You could say that about many other fields too, but then why do we have great tools like Blender, Krita, Audacity, etc.? Artists and musicians have great software skills, but electronics engineers don't? There's always been a huge overlap between EE and CS degrees, with "computer engineering" degrees coming about as a merger of the two fields decades ago, so I find this statement hard to believe.

hn492912 · 9 months ago
That's a very interesting question and I'm not really sure what the answer is in general but I can answer for myself.

I'm an EE. I can code. I think I'm pretty good at it. But there's a reason I didn't major in CS, I don't enjoy it all that much and I don't do it as a hobby either.

If you believe that those who contribute to FOSS is a small percentage, then I think for non-SW folks you're looking at a small percentage of a small percentage, which means sparingly few contributors which means sparingly few FOSS EDA tools.

hn492912 commented on We are shutting down Ondsel   ondsel.com/blog/goodbye/... · Posted by u/pabs3
shiroiushi · 9 months ago
Unfortunately, I've noticed that non-SW engineers frequently turn their noses up at open-source solutions, and really the entire concept of open-source software, and seem to prefer proprietary solutions, the more expensive the better. I've seen this in the software world too, with embedded systems engineers, though Linux, gcc, etc. has made huge inroads here, though it took decades, and mainly came from the Linux adherents pushing downwards into the embedded space from the desktop space, not from any interest by the existing engineers in the embedded space.

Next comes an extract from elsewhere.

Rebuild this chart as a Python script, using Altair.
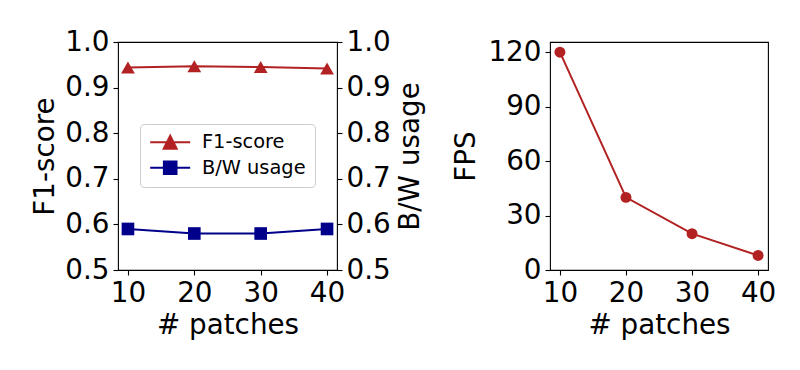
import altair as alt
import pandas as pd

patches = [10, 20, 30, 40]
f1_score = [0.944, 0.947, 0.945, 0.942]
bw_usage = [0.59, 0.58, 0.58, 0.59]
fps = [120, 40, 20, 8]
series_names = ["F1-score", "B/W usage"]
series_colors = ["#b22222", "#00008b"]
left_ticks = [0.5, 0.6, 0.7, 0.8, 0.9, 1.0]
fps_ticks = [0, 30, 60, 90, 120]

FONT = "DejaVu Sans"
FS = 27.8

f1_df = pd.DataFrame({"patches": patches, "value": f1_score, "series": series_names[0]})
bw_df = pd.DataFrame({"patches": patches, "value": bw_usage, "series": series_names[1]})
fps_df = pd.DataFrame({"patches": patches, "fps": fps})

x_enc = alt.X("patches:Q",
              scale=alt.Scale(domain=[8.5, 41.5], nice=False, zero=False),
              axis=alt.Axis(values=patches, title="# patches", titlePadding=5))

tri = "M-2.857,0L2.857,0M0,-0.93L0.93,0.93L-0.93,0.93Z"
sq = "M-2.857,0L2.857,0M-0.9,-0.9L0.9,-0.9L0.9,0.9L-0.9,0.9Z"
sel = "datum.value === 'F1-score'"
col_expr = f"{sel} ? '{series_colors[0]}' : '{series_colors[1]}'"
legend = alt.Legend(
    orient="none", legendX=22, legendY=82,
    fillColor="white", strokeColor="#cccccc", cornerRadius=4, padding=8.5,
    labelFontSize=19.4, labelFont=FONT, labelColor="black",
    symbolSize=196, symbolOffset=12, labelOffset=22, rowPadding=3.5,
    symbolType={"expr": f"{sel} ? '{tri}' : '{sq}'"},
    symbolFillColor={"expr": col_expr},
    symbolStrokeColor={"expr": col_expr},
    symbolStrokeWidth=2, symbolOpacity=1,
)
color_enc = alt.Color("series:N", title=None,
                      scale=alt.Scale(domain=series_names, range=series_colors),
                      legend=legend)

f1_layer = alt.Chart(f1_df).mark_line(
    strokeWidth=2,
    point=alt.OverlayMarkDef(shape="triangle-up", size=190, filled=True, opacity=1),
).encode(
    x=x_enc,
    y=alt.Y("value:Q", scale=alt.Scale(domain=[0.5, 1.0], nice=False, zero=False),
            axis=alt.Axis(values=left_ticks, format=".1f", title="F1-score", orient="left", titlePadding=5)),
    color=color_enc,
)

bw_layer = alt.Chart(bw_df).mark_line(
    strokeWidth=2,
    point=alt.OverlayMarkDef(shape="square", size=160, filled=True, opacity=1),
).encode(
    x=x_enc,
    y=alt.Y("value:Q", scale=alt.Scale(domain=[0.5, 1.0], nice=False, zero=False),
            axis=alt.Axis(values=left_ticks, format=".1f", title="B/W usage", orient="right",
                          titlePadding=6, titleAngle=270, titleBaseline="top")),
    color=color_enc,
)

left = alt.layer(f1_layer, bw_layer).resolve_scale(y="independent").properties(width=219, height=228)

right = alt.Chart(fps_df).mark_line(
    strokeWidth=2, color=series_colors[0],
    point=alt.OverlayMarkDef(shape="circle", size=120, filled=True, opacity=1, color=series_colors[0]),
).encode(
    x=x_enc,
    y=alt.Y("fps:Q", scale=alt.Scale(domain=[0, 125.6], nice=False, zero=False),
            axis=alt.Axis(values=fps_ticks, title="FPS", titlePadding=7)),
).properties(width=218, height=228)

chart = alt.hconcat(left, right, spacing=27).properties(
    padding={"top": 19, "left": 23, "right": 5, "bottom": 5},
    background="white",
).configure_view(
    stroke="black", strokeWidth=1.1,
).configure_axis(
    domain=False, grid=False,
    ticks=True, tickColor="black", tickSize=5, tickWidth=1.1,
    labelFont=FONT, labelFontSize=FS, labelColor="black", labelPadding=4,
    titleFont=FONT, titleFontSize=FS, titleFontWeight="normal", titleColor="black",
)

chart.save("out.html", embed_options={"renderer": "svg", "actions": False})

Just look, for instance, at FPGAs: almost all the tooling is proprietary, very expensive, and very buggy too. Or look at PCB design: Altium seems to be the standard here still, despite Kicad having made huge advances and by most accounts being as good or even better. It took decades (Kicad started in 1992) for the FOSS alternatives here to really catch on much, and only really because PCBs became cheap enough for hobbyists to design and construct their own (mainly because of Chinese PCB companies), and because CERN contributed some resources.

I'm not sure what the deal is with engineers hating collaboratively-developed and freely-available software, but it's a real thing in my experience. It's like someone told them that FOSS is "socialism" and they just reflexively dismiss or hate it.

hn492912 · 9 months ago
For non-SW engineers, like myself, software is a means, not an end, and FOSS or not FOSS is irrelevant.

To get a EDA tool to a useable condition, and debugged to the point where it is reliable enough to actually use, is just a ton of work. As someone who wants to design circuits, why should I do that work? How will it help me design more circuits? I understand why beginners and casual users don't like them because the EDA tools do have a huge learning curve, but once you're there, they are very productive.

For professional engineers the software license is not really a significant barrier. Compared to the cost of labor, materials and equipment it's basically a noop.